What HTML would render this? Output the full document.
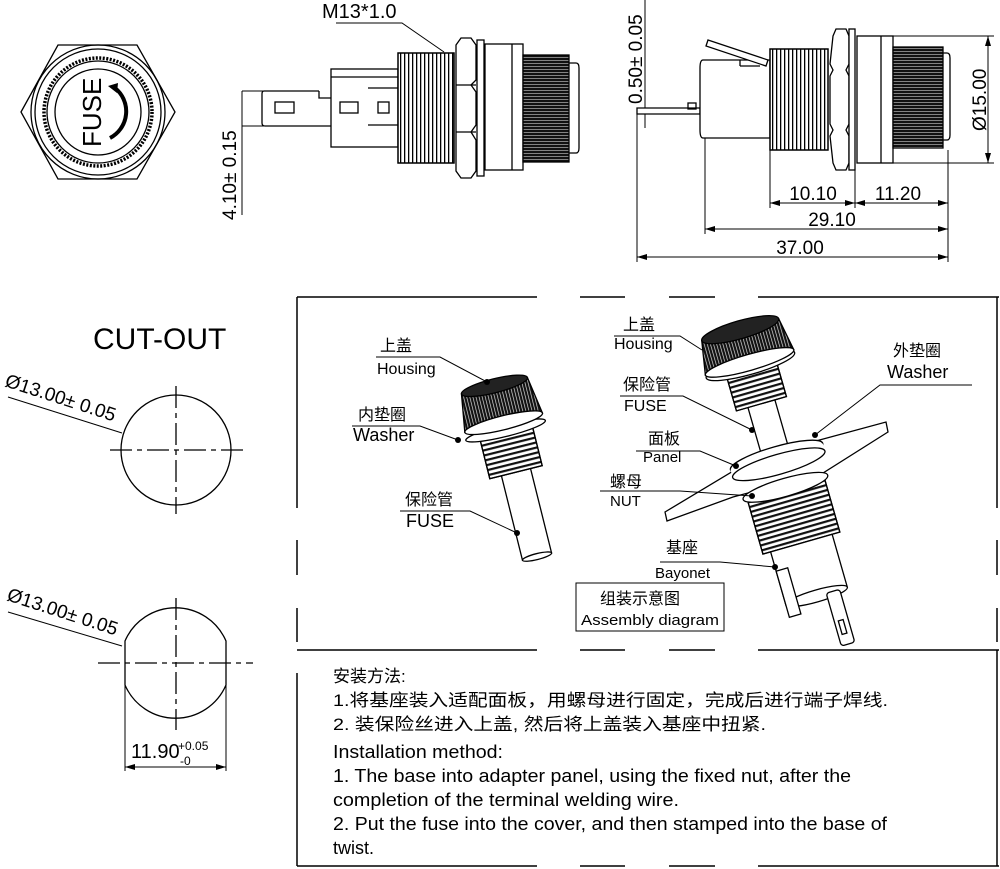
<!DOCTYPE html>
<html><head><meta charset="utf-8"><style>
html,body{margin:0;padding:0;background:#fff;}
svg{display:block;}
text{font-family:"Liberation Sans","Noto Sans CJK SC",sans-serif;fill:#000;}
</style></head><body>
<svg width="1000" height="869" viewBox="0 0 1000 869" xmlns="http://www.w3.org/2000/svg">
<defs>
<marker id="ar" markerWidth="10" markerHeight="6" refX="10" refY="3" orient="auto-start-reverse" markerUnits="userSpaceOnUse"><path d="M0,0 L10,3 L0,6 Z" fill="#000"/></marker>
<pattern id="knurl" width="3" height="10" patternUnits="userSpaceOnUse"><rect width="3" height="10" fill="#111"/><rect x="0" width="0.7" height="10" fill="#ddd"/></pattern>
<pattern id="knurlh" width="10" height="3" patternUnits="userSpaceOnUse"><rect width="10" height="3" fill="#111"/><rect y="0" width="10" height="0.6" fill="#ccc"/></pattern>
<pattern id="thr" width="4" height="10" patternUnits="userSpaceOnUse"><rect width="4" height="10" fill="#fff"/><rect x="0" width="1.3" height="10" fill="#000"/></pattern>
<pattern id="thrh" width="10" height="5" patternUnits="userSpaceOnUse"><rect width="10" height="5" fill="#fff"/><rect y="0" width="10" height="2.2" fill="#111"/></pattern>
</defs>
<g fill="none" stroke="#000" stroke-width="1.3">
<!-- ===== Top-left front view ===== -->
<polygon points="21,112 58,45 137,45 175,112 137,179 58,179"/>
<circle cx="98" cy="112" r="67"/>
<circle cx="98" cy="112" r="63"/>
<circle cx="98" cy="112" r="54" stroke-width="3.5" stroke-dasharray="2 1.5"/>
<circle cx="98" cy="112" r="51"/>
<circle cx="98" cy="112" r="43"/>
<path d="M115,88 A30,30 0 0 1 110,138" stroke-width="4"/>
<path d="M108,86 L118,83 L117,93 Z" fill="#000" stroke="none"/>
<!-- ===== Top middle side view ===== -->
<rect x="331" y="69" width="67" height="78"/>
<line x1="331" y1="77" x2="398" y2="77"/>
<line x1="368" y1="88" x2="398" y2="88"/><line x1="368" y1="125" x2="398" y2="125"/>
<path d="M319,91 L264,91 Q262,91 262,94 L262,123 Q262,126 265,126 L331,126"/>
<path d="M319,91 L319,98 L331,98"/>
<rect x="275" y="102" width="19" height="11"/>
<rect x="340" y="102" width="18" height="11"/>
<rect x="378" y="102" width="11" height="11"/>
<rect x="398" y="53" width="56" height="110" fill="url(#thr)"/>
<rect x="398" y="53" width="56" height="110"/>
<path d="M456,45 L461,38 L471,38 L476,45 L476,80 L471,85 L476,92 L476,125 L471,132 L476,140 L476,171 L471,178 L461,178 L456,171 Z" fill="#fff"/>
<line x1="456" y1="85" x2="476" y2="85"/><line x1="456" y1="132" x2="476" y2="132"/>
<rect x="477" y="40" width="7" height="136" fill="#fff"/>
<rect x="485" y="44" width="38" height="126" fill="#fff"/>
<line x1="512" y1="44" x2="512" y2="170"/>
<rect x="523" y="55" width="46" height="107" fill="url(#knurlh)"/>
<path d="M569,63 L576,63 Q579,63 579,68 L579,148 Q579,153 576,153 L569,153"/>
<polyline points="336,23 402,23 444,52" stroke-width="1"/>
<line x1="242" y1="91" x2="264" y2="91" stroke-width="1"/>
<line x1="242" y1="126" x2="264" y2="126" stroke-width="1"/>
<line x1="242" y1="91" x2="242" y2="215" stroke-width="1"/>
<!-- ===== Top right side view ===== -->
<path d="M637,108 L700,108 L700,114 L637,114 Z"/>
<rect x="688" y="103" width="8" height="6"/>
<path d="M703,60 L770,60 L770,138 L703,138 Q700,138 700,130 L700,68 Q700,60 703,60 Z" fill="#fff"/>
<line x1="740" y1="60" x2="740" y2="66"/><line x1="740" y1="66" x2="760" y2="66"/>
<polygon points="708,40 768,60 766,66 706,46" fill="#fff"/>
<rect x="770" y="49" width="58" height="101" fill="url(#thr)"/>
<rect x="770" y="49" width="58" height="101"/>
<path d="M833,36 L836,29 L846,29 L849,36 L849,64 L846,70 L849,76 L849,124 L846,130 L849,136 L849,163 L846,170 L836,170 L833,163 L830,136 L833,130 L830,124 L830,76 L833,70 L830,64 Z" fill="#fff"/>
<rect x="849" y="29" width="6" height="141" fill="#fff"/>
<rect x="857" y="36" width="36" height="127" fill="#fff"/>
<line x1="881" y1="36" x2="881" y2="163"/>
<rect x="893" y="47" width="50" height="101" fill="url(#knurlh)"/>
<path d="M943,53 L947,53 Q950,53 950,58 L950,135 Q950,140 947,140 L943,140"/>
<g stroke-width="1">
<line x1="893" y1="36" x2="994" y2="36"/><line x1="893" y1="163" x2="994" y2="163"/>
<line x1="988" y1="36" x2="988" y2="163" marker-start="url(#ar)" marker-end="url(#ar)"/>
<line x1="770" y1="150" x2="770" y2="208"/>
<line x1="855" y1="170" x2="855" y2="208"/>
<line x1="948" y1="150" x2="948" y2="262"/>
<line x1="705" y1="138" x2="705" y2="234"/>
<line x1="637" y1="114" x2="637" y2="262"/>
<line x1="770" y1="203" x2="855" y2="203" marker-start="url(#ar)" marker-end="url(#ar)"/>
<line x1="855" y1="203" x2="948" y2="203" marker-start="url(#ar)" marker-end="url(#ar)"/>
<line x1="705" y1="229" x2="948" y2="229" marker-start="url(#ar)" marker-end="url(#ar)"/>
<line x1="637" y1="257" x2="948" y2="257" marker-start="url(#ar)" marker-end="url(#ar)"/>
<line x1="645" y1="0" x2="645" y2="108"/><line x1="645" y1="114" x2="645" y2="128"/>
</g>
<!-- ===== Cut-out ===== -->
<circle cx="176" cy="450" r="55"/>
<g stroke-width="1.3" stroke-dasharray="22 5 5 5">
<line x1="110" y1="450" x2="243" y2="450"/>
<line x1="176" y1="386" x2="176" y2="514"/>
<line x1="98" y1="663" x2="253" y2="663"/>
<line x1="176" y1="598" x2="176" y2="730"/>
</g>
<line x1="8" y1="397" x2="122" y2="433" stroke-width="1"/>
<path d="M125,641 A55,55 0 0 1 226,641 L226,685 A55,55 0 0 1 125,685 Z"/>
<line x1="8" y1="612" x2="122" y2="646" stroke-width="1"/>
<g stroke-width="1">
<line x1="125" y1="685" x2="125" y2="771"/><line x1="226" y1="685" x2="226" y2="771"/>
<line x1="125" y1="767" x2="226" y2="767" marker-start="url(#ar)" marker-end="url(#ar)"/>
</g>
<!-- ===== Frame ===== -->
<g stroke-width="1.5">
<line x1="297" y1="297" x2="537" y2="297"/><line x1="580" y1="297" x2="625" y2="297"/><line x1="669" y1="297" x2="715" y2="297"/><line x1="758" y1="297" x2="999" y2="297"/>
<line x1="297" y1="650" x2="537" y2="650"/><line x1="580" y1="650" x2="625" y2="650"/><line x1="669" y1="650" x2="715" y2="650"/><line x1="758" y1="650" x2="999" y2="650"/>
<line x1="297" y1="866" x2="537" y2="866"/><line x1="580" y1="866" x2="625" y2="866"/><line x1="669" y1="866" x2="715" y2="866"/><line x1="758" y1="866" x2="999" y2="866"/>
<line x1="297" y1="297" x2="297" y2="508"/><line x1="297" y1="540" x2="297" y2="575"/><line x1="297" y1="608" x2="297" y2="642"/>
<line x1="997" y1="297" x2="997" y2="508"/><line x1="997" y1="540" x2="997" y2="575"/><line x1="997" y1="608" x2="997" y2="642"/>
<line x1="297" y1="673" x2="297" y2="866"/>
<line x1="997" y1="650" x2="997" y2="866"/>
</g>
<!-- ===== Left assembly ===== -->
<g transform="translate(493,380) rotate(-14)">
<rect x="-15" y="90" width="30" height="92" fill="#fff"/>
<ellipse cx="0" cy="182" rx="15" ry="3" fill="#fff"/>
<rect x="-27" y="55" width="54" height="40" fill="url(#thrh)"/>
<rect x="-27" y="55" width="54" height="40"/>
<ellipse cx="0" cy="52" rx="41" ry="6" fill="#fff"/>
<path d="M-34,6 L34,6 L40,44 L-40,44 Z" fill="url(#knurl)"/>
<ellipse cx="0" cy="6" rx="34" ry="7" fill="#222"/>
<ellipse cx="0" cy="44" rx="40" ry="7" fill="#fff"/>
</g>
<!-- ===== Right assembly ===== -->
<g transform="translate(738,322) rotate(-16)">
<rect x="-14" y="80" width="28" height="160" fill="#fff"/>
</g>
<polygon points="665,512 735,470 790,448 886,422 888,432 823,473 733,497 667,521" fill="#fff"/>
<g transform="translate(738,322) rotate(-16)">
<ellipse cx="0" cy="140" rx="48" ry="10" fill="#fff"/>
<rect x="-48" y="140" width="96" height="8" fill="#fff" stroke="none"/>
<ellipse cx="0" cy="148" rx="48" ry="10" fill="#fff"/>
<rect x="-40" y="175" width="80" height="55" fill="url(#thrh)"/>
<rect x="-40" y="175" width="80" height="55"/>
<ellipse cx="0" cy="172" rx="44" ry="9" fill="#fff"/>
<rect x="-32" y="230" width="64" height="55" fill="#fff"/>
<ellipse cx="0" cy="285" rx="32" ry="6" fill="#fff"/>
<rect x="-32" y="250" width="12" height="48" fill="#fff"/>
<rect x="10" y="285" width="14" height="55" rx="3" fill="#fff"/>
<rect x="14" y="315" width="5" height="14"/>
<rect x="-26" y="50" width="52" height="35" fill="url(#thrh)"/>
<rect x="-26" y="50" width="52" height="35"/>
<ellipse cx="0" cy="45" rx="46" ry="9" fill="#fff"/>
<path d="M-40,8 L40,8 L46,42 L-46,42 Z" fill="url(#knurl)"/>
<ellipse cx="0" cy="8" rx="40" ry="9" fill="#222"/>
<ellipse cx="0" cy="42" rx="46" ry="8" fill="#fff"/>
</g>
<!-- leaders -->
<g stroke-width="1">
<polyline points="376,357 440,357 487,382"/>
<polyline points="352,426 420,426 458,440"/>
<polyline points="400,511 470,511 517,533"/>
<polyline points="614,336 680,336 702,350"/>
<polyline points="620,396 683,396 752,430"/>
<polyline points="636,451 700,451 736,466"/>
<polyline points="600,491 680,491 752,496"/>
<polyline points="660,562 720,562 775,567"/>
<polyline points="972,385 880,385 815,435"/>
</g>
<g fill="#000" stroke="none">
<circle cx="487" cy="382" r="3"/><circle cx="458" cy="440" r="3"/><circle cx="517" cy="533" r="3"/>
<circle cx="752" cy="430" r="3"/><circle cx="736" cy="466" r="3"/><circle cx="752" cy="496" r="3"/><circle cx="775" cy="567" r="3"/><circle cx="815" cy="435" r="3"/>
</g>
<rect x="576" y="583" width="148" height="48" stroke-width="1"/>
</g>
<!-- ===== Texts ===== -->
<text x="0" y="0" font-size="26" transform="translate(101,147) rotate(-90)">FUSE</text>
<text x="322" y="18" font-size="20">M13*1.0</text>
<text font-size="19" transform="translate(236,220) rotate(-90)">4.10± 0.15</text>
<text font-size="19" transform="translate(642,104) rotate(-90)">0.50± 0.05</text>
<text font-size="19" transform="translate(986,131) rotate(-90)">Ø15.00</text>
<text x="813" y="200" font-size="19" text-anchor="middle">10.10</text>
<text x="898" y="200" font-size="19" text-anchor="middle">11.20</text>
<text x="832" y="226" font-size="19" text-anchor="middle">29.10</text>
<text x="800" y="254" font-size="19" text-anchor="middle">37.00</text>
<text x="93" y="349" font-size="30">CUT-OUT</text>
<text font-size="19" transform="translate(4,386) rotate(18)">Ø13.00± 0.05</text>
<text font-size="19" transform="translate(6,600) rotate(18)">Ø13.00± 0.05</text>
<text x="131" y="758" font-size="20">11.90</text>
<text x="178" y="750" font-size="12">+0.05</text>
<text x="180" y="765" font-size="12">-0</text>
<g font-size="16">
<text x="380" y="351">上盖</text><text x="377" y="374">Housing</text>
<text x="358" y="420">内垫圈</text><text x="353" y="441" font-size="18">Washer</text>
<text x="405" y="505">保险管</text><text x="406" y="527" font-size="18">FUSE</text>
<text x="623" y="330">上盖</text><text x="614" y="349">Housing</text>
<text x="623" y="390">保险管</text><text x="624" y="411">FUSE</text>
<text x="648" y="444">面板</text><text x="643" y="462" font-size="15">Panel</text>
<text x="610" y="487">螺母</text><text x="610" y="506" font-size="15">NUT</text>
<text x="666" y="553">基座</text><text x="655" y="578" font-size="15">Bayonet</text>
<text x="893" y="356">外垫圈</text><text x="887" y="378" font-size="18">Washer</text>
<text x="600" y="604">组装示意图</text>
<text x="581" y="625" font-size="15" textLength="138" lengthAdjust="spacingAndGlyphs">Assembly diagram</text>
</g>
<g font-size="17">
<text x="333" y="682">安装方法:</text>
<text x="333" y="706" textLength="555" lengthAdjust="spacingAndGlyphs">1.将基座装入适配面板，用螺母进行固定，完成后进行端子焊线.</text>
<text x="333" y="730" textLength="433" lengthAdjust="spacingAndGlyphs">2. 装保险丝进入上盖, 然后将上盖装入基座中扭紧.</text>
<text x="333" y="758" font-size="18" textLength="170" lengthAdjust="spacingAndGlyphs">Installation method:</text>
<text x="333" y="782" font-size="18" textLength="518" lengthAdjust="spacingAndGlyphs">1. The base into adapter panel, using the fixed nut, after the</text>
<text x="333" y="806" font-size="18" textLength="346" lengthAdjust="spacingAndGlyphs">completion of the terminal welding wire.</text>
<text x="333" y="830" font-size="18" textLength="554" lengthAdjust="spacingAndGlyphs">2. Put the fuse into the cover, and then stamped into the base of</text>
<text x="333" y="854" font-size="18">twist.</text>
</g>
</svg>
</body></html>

* * *

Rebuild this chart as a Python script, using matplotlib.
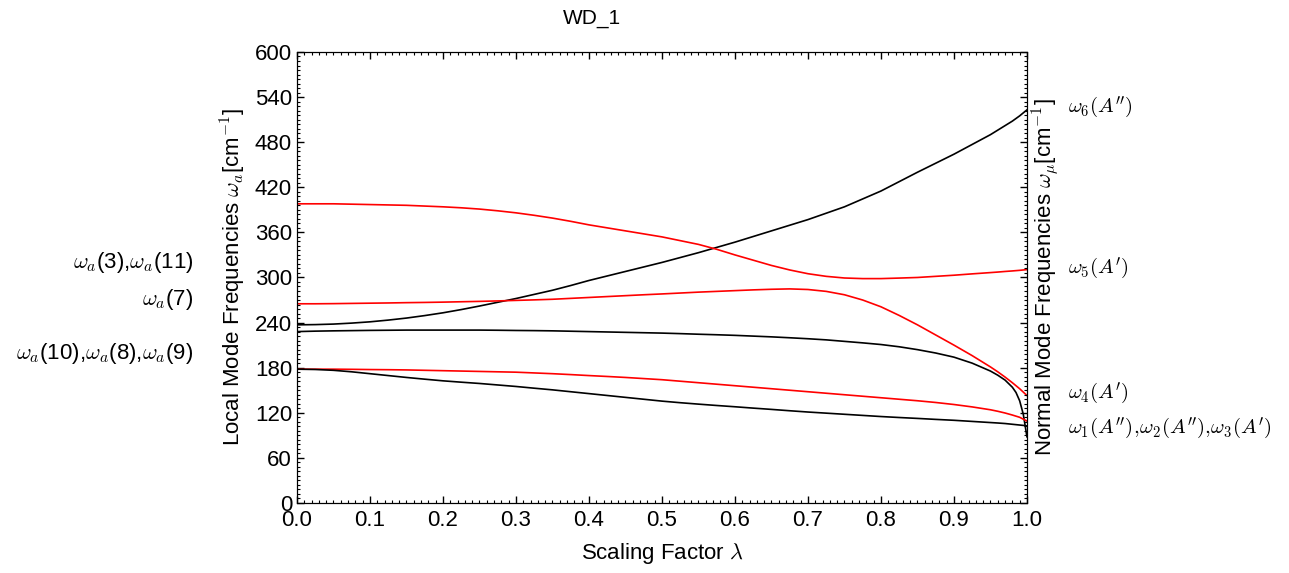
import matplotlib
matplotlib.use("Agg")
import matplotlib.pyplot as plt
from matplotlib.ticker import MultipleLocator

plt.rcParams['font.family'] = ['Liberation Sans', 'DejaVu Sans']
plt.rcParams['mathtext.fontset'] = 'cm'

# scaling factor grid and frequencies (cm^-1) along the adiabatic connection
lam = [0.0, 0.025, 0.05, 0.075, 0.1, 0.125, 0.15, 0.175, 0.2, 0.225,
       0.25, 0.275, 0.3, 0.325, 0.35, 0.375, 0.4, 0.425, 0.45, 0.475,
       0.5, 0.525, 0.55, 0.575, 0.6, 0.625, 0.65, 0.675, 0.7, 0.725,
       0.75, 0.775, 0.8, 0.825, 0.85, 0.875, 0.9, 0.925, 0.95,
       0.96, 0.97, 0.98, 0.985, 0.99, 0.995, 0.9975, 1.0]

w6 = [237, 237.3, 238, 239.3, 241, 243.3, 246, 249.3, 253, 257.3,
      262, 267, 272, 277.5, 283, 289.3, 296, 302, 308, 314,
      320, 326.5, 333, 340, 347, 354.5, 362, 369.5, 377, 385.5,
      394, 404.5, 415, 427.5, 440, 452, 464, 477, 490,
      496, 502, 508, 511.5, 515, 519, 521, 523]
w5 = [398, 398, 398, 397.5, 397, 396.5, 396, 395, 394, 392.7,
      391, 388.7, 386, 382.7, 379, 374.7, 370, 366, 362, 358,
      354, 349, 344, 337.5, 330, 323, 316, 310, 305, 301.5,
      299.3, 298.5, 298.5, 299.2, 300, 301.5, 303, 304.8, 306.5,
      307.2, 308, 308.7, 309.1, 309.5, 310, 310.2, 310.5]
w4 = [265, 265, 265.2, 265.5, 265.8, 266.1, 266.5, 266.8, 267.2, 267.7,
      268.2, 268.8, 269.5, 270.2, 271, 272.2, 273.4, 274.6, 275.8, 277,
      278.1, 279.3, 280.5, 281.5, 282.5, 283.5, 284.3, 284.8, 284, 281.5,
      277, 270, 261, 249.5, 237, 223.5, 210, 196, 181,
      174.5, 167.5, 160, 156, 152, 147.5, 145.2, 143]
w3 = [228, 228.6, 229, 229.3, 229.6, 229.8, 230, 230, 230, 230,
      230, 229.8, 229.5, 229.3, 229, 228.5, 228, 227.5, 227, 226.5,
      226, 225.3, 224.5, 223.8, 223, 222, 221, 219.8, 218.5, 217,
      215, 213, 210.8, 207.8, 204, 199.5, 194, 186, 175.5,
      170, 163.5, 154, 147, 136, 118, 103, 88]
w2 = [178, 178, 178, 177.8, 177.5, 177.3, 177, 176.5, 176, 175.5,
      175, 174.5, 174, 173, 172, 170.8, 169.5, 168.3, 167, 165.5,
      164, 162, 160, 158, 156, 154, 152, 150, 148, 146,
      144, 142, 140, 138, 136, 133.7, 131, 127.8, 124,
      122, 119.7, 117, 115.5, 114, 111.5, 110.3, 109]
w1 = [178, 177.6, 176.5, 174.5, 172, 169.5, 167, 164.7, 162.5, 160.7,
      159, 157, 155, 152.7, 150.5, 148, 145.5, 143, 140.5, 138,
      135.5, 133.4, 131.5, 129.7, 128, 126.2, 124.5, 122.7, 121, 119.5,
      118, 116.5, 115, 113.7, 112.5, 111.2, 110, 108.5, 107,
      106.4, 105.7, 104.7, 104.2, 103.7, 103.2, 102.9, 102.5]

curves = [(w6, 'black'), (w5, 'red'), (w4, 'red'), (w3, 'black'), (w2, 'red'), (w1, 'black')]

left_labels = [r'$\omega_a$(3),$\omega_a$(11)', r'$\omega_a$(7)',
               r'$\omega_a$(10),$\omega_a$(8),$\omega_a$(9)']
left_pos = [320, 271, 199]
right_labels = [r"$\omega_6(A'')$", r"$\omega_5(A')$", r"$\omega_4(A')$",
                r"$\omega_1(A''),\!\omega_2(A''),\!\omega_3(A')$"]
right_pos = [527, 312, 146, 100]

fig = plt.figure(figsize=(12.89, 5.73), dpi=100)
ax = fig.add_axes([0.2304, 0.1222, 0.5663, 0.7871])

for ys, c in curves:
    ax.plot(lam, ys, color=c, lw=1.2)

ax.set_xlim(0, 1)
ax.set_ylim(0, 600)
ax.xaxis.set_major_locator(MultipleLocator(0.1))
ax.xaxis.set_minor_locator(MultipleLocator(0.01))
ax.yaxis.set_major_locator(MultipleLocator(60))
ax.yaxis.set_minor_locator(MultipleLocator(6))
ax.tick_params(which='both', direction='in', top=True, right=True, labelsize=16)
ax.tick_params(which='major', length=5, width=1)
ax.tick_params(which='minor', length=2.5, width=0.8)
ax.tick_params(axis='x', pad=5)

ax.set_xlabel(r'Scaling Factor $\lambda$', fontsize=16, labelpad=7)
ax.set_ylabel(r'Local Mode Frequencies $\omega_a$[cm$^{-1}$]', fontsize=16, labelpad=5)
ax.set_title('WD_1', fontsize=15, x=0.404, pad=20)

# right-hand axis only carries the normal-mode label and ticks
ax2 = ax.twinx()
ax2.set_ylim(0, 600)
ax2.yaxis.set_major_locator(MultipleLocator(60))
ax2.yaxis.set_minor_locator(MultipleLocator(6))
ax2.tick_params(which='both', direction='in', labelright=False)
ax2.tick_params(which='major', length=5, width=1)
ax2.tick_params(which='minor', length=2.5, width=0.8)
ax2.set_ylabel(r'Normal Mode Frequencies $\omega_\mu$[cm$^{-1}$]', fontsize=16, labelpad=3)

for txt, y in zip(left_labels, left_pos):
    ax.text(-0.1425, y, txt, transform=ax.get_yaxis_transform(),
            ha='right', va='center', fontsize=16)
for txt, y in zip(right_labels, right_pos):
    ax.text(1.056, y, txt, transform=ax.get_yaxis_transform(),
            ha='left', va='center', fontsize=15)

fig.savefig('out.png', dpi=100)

== Given request ==
Can you give again only the lines between the one containing "Rebuild this chart" and the one containing "plt.rcParams['mathtext.fontset'] = 'cm'", counting both, exactly as they appear and without any pictures?

== Solved problem ==
Rebuild this chart as a Python script, using matplotlib.
import matplotlib
matplotlib.use("Agg")
import matplotlib.pyplot as plt
from matplotlib.ticker import MultipleLocator

plt.rcParams['font.family'] = ['Liberation Sans', 'DejaVu Sans']
plt.rcParams['mathtext.fontset'] = 'cm'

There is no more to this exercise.